THE RECORDS:
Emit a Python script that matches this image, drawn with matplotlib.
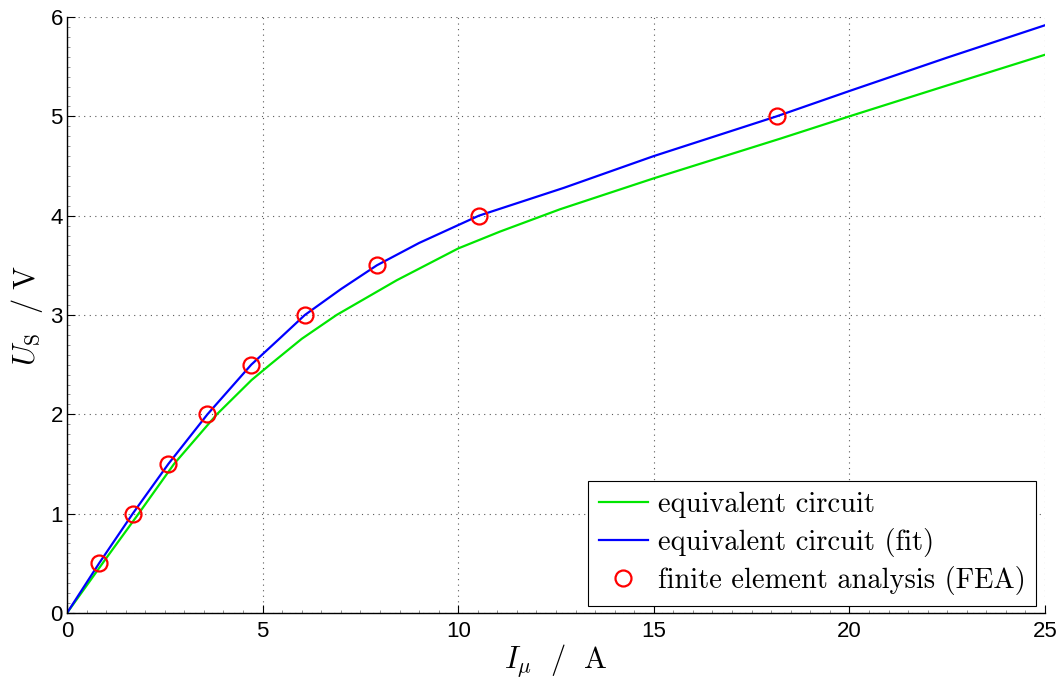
import numpy as np
import matplotlib
matplotlib.use("Agg")
import matplotlib.pyplot as plt
from matplotlib.ticker import MultipleLocator

# equivalent circuit (green)
ec_current = [0, 0.97, 1.83, 2.735, 3.83, 4.72, 5.19, 6.0, 6.89, 8.43, 10.0,
              11.07, 12.6, 15.0, 18.23, 20.0, 22.49, 25.0]
ec_voltage = [0, 0.534, 1.0, 1.5, 2.0, 2.346, 2.5, 2.76, 3.0, 3.35, 3.67,
              3.84, 4.064, 4.376, 4.775, 5.0, 5.31, 5.62]

# equivalent circuit, fitted (blue)
fit_current = [0, 0.82, 1.68, 2.59, 3.59, 4.71, 5.44, 6.08, 7.0, 7.92, 9.0, 10.0,
               10.53, 12.7, 15.0, 18.14, 20.0, 22.49, 25.0]
fit_voltage = [0, 0.5, 1.0, 1.5, 2.0, 2.5, 2.765, 3.0, 3.26, 3.5, 3.725, 3.905,
               4.0, 4.28, 4.60, 5.0, 5.255, 5.59, 5.917]

# finite element analysis (red circles)
fea_current = [0.82, 1.68, 2.59, 3.59, 4.71, 6.08, 7.92, 10.53, 18.14]
fea_voltage = [0.5, 1.0, 1.5, 2.0, 2.5, 3.0, 3.5, 4.0, 5.0]

plt.rcParams['mathtext.fontset'] = 'cm'
plt.rcParams['font.family'] = ['Liberation Sans', 'DejaVu Sans']

fig = plt.figure(figsize=(10.62, 6.82), dpi=100)
ax = fig.add_axes([67 / 1062, 69 / 682, 978 / 1062, 596 / 682])

ax.plot(ec_current, ec_voltage, color=(0, 0.9, 0), lw=1.6, label='equivalent circuit')
ax.plot(fit_current, fit_voltage, color=(0, 0, 1), lw=1.6, label='equivalent circuit (fit)')
ax.plot(fea_current, fea_voltage, 'o', mfc='none', mec=(1, 0, 0), mew=1.6, ms=11.5,
        label='finite element analysis (FEA)')

ax.set_xlim(0, 25)
ax.set_ylim(0, 6)
ax.xaxis.set_major_locator(MultipleLocator(5))
ax.yaxis.set_major_locator(MultipleLocator(1))
ax.xaxis.set_minor_locator(MultipleLocator(0.5))
ax.yaxis.set_minor_locator(MultipleLocator(0.1))
ax.tick_params(which='major', direction='in', length=6, width=0.8, labelsize=16)
ax.tick_params(axis='x', which='major', pad=6)
ax.tick_params(axis='y', which='major', pad=3)
ax.tick_params(which='minor', direction='in', length=2.5, width=0.5, color='0.4')

for side in ['top', 'right']:
    ax.spines[side].set_visible(False)
for side in ['left', 'bottom']:
    ax.spines[side].set_linewidth(1.0)

ax.grid(True, which='major', linestyle=(0, (1, 4)), color='0.35', lw=0.8)

ax.set_xlabel(r'$I_\mu\ \ /\ \ \mathrm{A}$', fontsize=22, labelpad=0)
ax.set_ylabel(r'$U_\mathrm{S}\ \ /\ \mathrm{V}$', fontsize=22, labelpad=4)

leg = ax.legend(loc='lower right', prop={'family': 'cmr10', 'size': 20.5},
                fancybox=False, framealpha=1, edgecolor='black', handlelength=1.7,
                borderpad=0.38, labelspacing=0.33, handletextpad=0.35,
                borderaxespad=0, bbox_to_anchor=(0.991, 0.0117))
leg.get_frame().set_linewidth(0.8)

fig.savefig('out.png', dpi=100)
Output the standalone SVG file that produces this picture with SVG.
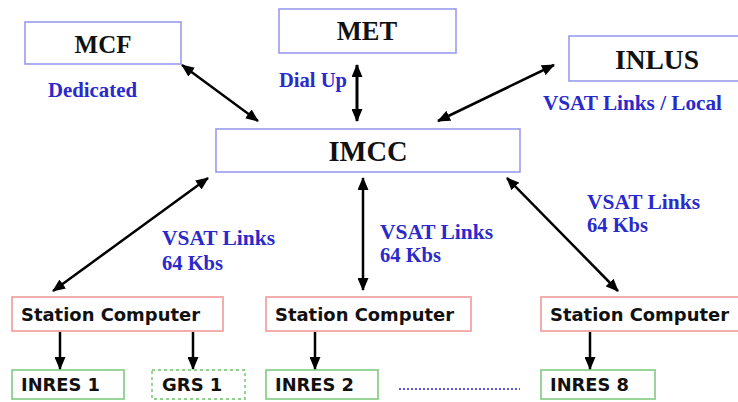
<svg xmlns="http://www.w3.org/2000/svg" width="738" height="402" viewBox="0 0 738 402">
<style>
.bg{fill:#ffffff}
.blue{fill:#ffffff;stroke:#9a9af0;stroke-width:1.6}
.red{fill:#ffffff;stroke:#f4a4a4;stroke-width:1.8}
.green{fill:#ffffff;stroke:#8fd08f;stroke-width:1.8}
.greend{fill:#ffffff;stroke:#8fd08f;stroke-width:1.8;stroke-dasharray:3 3}
.big{font-family:"Liberation Serif","Times New Roman",serif;font-weight:bold;fill:#111111;text-anchor:middle}
.lbl{font-family:"Liberation Serif","Times New Roman",serif;font-weight:bold;font-size:20.5px;fill:#2a2acc}
.sc{font-family:"DejaVu Sans",Verdana,sans-serif;font-weight:bold;font-size:18px;fill:#111111}
.conn{stroke:#000000;stroke-width:2.5;fill:none}
.thick{stroke-width:3}
.dots{stroke:#5a5ae0;stroke-width:2.2;stroke-dasharray:2 2;fill:none}
</style>
<defs>
<marker id="ah" viewBox="0 0 13 11" refX="12" refY="5.5" markerWidth="13" markerHeight="11" markerUnits="userSpaceOnUse" orient="auto-start-reverse">
<path d="M0,0 L13,5.5 L0,11 z" fill="#000000"/>
</marker>
</defs>
<rect class="bg" x="0" y="0" width="738" height="402"/>

<g id="MCF">
<rect class="blue" x="25" y="22" width="156" height="42"/>
<text class="big" x="103" y="53" font-size="25">MCF</text>
</g>
<g id="MET">
<rect class="blue" x="279" y="9" width="177" height="44"/>
<text class="big" x="367" y="40" font-size="26.5">MET</text>
</g>
<g id="INLUS">
<rect class="blue" x="569" y="36" width="175" height="45"/>
<text class="big" x="657" y="69" font-size="27.5">INLUS</text>
</g>
<g id="IMCC">
<rect class="blue" x="216" y="129" width="304" height="43"/>
<text class="big" x="368" y="161" font-size="28.5">IMCC</text>
</g>

<g id="labels">
<text class="lbl" x="48" y="97" textLength="89" lengthAdjust="spacingAndGlyphs">Dedicated</text>
<text class="lbl" x="279" y="87" textLength="68" lengthAdjust="spacingAndGlyphs">Dial Up</text>
<text class="lbl" x="543" y="110" textLength="179" lengthAdjust="spacingAndGlyphs">VSAT Links / Local</text>
<text class="lbl" x="162" y="245" textLength="113" lengthAdjust="spacingAndGlyphs">VSAT Links</text>
<text class="lbl" x="162" y="270">64 Kbs</text>
<text class="lbl" x="380" y="239" textLength="113" lengthAdjust="spacingAndGlyphs">VSAT Links</text>
<text class="lbl" x="380" y="262">64 Kbs</text>
<text class="lbl" x="587" y="209" textLength="113" lengthAdjust="spacingAndGlyphs">VSAT Links</text>
<text class="lbl" x="587" y="232">64 Kbs</text>
</g>

<g id="SC1">
<rect class="red" x="12" y="297" width="211" height="34"/>
<text class="sc" x="21" y="321" textLength="179" lengthAdjust="spacingAndGlyphs">Station Computer</text>
</g>
<g id="SC2">
<rect class="red" x="266" y="297" width="205" height="34"/>
<text class="sc" x="275" y="321" textLength="179" lengthAdjust="spacingAndGlyphs">Station Computer</text>
</g>
<g id="SC8">
<rect class="red" x="541" y="297" width="205" height="34"/>
<text class="sc" x="550" y="321" textLength="179" lengthAdjust="spacingAndGlyphs">Station Computer</text>
</g>

<g id="INRES1">
<rect class="green" x="12" y="370" width="112" height="29"/>
<text class="sc" x="21" y="391" textLength="79" lengthAdjust="spacingAndGlyphs">INRES 1</text>
</g>
<g id="GRS1">
<rect class="greend" x="152" y="370" width="93" height="29"/>
<text class="sc" x="162" y="391">GRS 1</text>
</g>
<g id="INRES2">
<rect class="green" x="266" y="370" width="112" height="29"/>
<text class="sc" x="275" y="391" textLength="79" lengthAdjust="spacingAndGlyphs">INRES 2</text>
</g>
<g id="INRES8">
<rect class="green" x="541" y="370" width="114" height="29"/>
<text class="sc" x="550" y="391" textLength="79" lengthAdjust="spacingAndGlyphs">INRES 8</text>
</g>

<g id="connectors">
<line class="conn" x1="182" y1="65" x2="258" y2="121" marker-start="url(#ah)" marker-end="url(#ah)"/>
<line class="conn thick" x1="357" y1="65" x2="357" y2="121" marker-start="url(#ah)" marker-end="url(#ah)"/>
<line class="conn" x1="554" y1="65" x2="438" y2="121" marker-start="url(#ah)" marker-end="url(#ah)"/>
<line class="conn" x1="208" y1="178" x2="53" y2="291" marker-start="url(#ah)" marker-end="url(#ah)"/>
<line class="conn" x1="363" y1="178" x2="363" y2="290" marker-start="url(#ah)" marker-end="url(#ah)"/>
<line class="conn" x1="507" y1="178" x2="618" y2="291" marker-start="url(#ah)" marker-end="url(#ah)"/>
<line class="conn" x1="60" y1="332" x2="60" y2="369" marker-end="url(#ah)"/>
<line class="conn" x1="193" y1="332" x2="193" y2="369" marker-end="url(#ah)"/>
<line class="conn" x1="315" y1="332" x2="315" y2="369" marker-end="url(#ah)"/>
<line class="conn" x1="590" y1="332" x2="590" y2="369" marker-end="url(#ah)"/>
<line class="dots" x1="399" y1="389" x2="520" y2="389"/>
</g>
</svg>
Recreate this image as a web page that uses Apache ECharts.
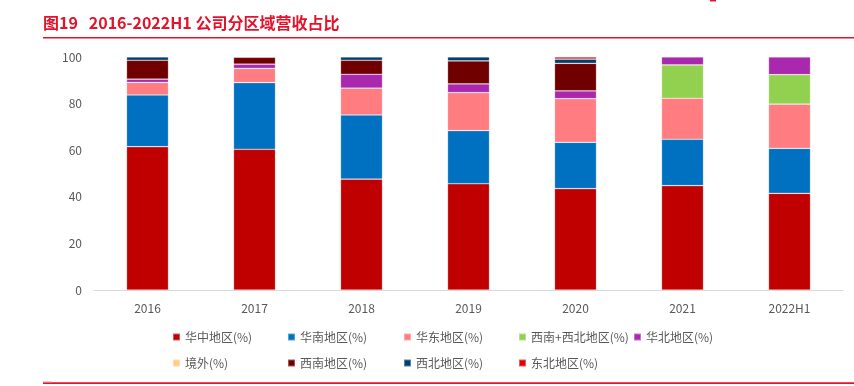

SET TASK: Transcribe, from the records above, the first line and every line after it up to and including the line with "from matplotlib.ticker import MultipleLocator"; omit pictures.

EXPECTED ANSWER:
Emit a Python script that matches this image, drawn with matplotlib.
import numpy as np
import matplotlib
matplotlib.use("Agg")
import matplotlib.pyplot as plt
from matplotlib.ticker import MultipleLocator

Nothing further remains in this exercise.